After announcing on its blog Tuesday that it would be working its clients through the digital self-publishing process, literary agency Dystel & Goderich has had publishing insiders buzzing. What did the announcement mean? How would the agency take commissions from authors who are self-publishing? Would the agency become a publisher itself?

In its initial announcement, the agency said that, after recognizing the burgeoning possibilities of e-publishing, it would work with "authors who want to have their work available once the physical edition has gone out of print and the rights have reverted, to those whose books we believe in and feel passionately about but couldn’t sell." Jane Dystel, one of DGLM's founding partners, told PW that the agency's new initiative is "an evolving situation" and that it is open to both "established and new clients."

When asked how the agency will be approaching new clients who might self-publish, Dystel said the plan is "to continue to represent projects and authors that we feel we can have a long-term relationship with." She added that the agency will "try to place new authors with traditional publishers first (in consultation with them, of course) as we have always done."

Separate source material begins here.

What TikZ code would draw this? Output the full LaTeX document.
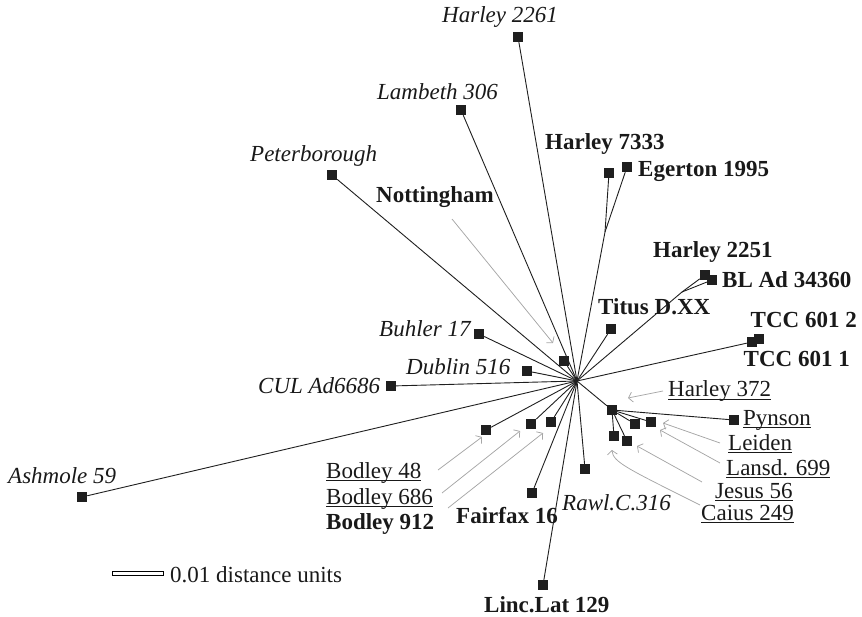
\documentclass[tikz,border=0pt]{standalone}
\usepackage{fontspec}
\setmainfont{Liberation Serif}
\usetikzlibrary{arrows.meta}

% Underline that sits close to the baseline.
\newcommand\msline[1]{\setbox0\hbox{#1}\rlap{\vrule width\wd0 height -2pt depth 3.4pt}\box0}

\begin{document}
\begin{tikzpicture}[
  x=1pt, y=-1pt,
  font=\fontsize{23}{27}\selectfont,
  leaf/.style={fill=black!88, minimum size=10pt, inner sep=0pt},
  branch/.style={line width=0.9pt, draw=black!88},
  pointer/.style={-{Straight Barb[length=4pt,width=10pt]}, line width=0.75pt, draw=black!35},
  ms/.style={anchor=base west, inner sep=0pt, text=black!90},
  lost/.style={ms, font=\fontsize{23}{27}\selectfont\itshape},
  extant/.style={ms, font=\fontsize{23}{27}\selectfont\bfseries},
  ulined/.style={ms}
]
\useasboundingbox (0,0) rectangle (862,617);

% Centre of the unrooted tree and inner splits.
\coordinate (hub) at (577,381);
\coordinate (j7333) at (605,232);
\coordinate (j2251) at (682,292);

% Manuscript leaves.
\foreach \name/\x/\y in {h2261/518/37, lam306/461/110, peter/332/175,
  h7333/609/173, eger/627/167, h2251/705/275, blad/712/280, titus/611/329,
  tcc1/752/342, tcc2/759/339, buhler/479/334, nott/564/361, dublin/527/371,
  cul/391/386, ashm/82/497, bod48/486/430, bod686/531/424, bod912/551/422,
  fairfax/532/493, rawl/585/469, linc/543/585, h372/612/410,
  pynson/734/420, leiden/651/422, lansd/635/424, jesus/627/441, caius/614/436}
  \node[leaf] (\name) at (\x,\y) {};

% Branches.
\foreach \name in {h2261,lam306,peter,j7333,j2251,titus,tcc1,buhler,
  nott,dublin,cul,ashm,bod48,bod686,bod912,fairfax,rawl,linc,h372}
  \draw[branch] (hub) -- (\name);
\draw[branch] (j7333) -- (h7333);
\draw[branch] (j7333) -- (eger);
\draw[branch] (j2251) -- (h2251);
\draw[branch] (j2251) -- (blad);
\draw[branch] (tcc1) -- (tcc2);
\foreach \name in {pynson,leiden,lansd,jesus,caius}
  \draw[branch] (h372) -- (\name);

% Labels.
\node[lost] (l-h2261) at (442,23) {Harley 2261};
\node[lost] (l-lam306) at (377,100) {Lambeth 306};
\node[lost] (l-peter) at (250,162) {Peterborough};
\node[lost] (l-buhler) at (379,337) {Buhler 17};
\node[lost] (l-dublin) at (406,374) {Dublin 516};
\node[lost] (l-cul) at (258,393) {CUL Ad6686};
\node[lost] (l-ashm) at (8,483) {Ashmole 59};
\node[lost] (l-rawl) at (562,510) {Rawl.C.316};

\node[extant] (l-h7333) at (545,150) {Harley 7333};
\node[extant] (l-eger) at (638,177) {Egerton 1995};
\node[extant] (l-nott) at (376,203) {Nottingham};
\node[extant] (l-h2251) at (653,258) {Harley 2251};
\node[extant] (l-blad) at (722,288) {BL Ad 34360};
\node[extant] (l-titus) at (598,315) {Titus D.XX};
\node[extant, anchor=base east] (l-tcc2) at (857,328) {TCC 601 2};
\node[extant, anchor=base east] (l-tcc1) at (850,367) {TCC 601 1};
\node[extant] (l-fairfax) at (456,523) {Fairfax 16};
\node[extant] (l-linc) at (484,612) {Linc.Lat 129};
\node[extant] (l-bod912) at (326,529) {Bodley 912};

\node[ulined] (l-h372) at (668,397) {\msline{Harley 372}};
\node[ulined] (l-pynson) at (743,425) {\msline{Pynson}};
\node[ulined] (l-leiden) at (728,450) {\msline{Leiden}};
\node[ulined] (l-lansd) at (726,475) {\msline{Lansd. 699}};
\node[ulined] (l-jesus) at (715,498) {\msline{Jesus 56}};
\node[ulined] (l-caius) at (701,520) {\msline{Caius 249}};
\node[ulined] (l-bod48) at (326,478) {\msline{Bodley 48}};
\node[ulined] (l-bod686) at (326,504) {\msline{Bodley 686}};

% Pointers from labels to crowded leaves.
\coordinate (p-nott) at (452,219);     \coordinate (q-nott) at (553,343);
\coordinate (p-h372) at (663,391);     \coordinate (q-h372) at (628,398);
\coordinate (p-leiden) at (720,443);   \coordinate (q-leiden) at (663,423);
\coordinate (p-lansd) at (720,463);    \coordinate (q-lansd) at (660,430);
\coordinate (p-jesus) at (702,482);    \coordinate (q-jesus) at (637,446);
\coordinate (p-caius) at (700,505);    \coordinate (q-caius) at (612,450);
\coordinate (p-bod48) at (438,470);    \coordinate (q-bod48) at (482,437);
\coordinate (p-bod686) at (442,493);   \coordinate (q-bod686) at (520,431);
\coordinate (p-bod912) at (448,508);   \coordinate (q-bod912) at (543,433);
\foreach \name in {nott,h372,leiden,lansd,jesus,bod48,bod686,bod912}
  \draw[pointer] (p-\name) -- (q-\name);
\draw[pointer] (p-caius) .. controls (626,468) and (613,462) .. (q-caius);

% Scale bar.
\draw[line width=0.6pt, fill=white] (112,571) rectangle (163,575);
\node[ms] (scale) at (170,582) {0.01 distance units};

\end{tikzpicture}
\end{document}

Economically, how things will break down when a client does not get a traditional deal but self-publishes, remains somewhat unclear. Since an agent has, traditionally, been seen as the main conduit to a traditional book deal, there are questions about what, exactly, an agent will be providing an author who self-published. To that, Dystel said that the agency has always "provided services for our clients that have gone far beyond selling their books to a traditional publisher," and noted that, among other things, the agency ensures their authors get paid, advise them on creative dilemmas and sell their subsidiary rights.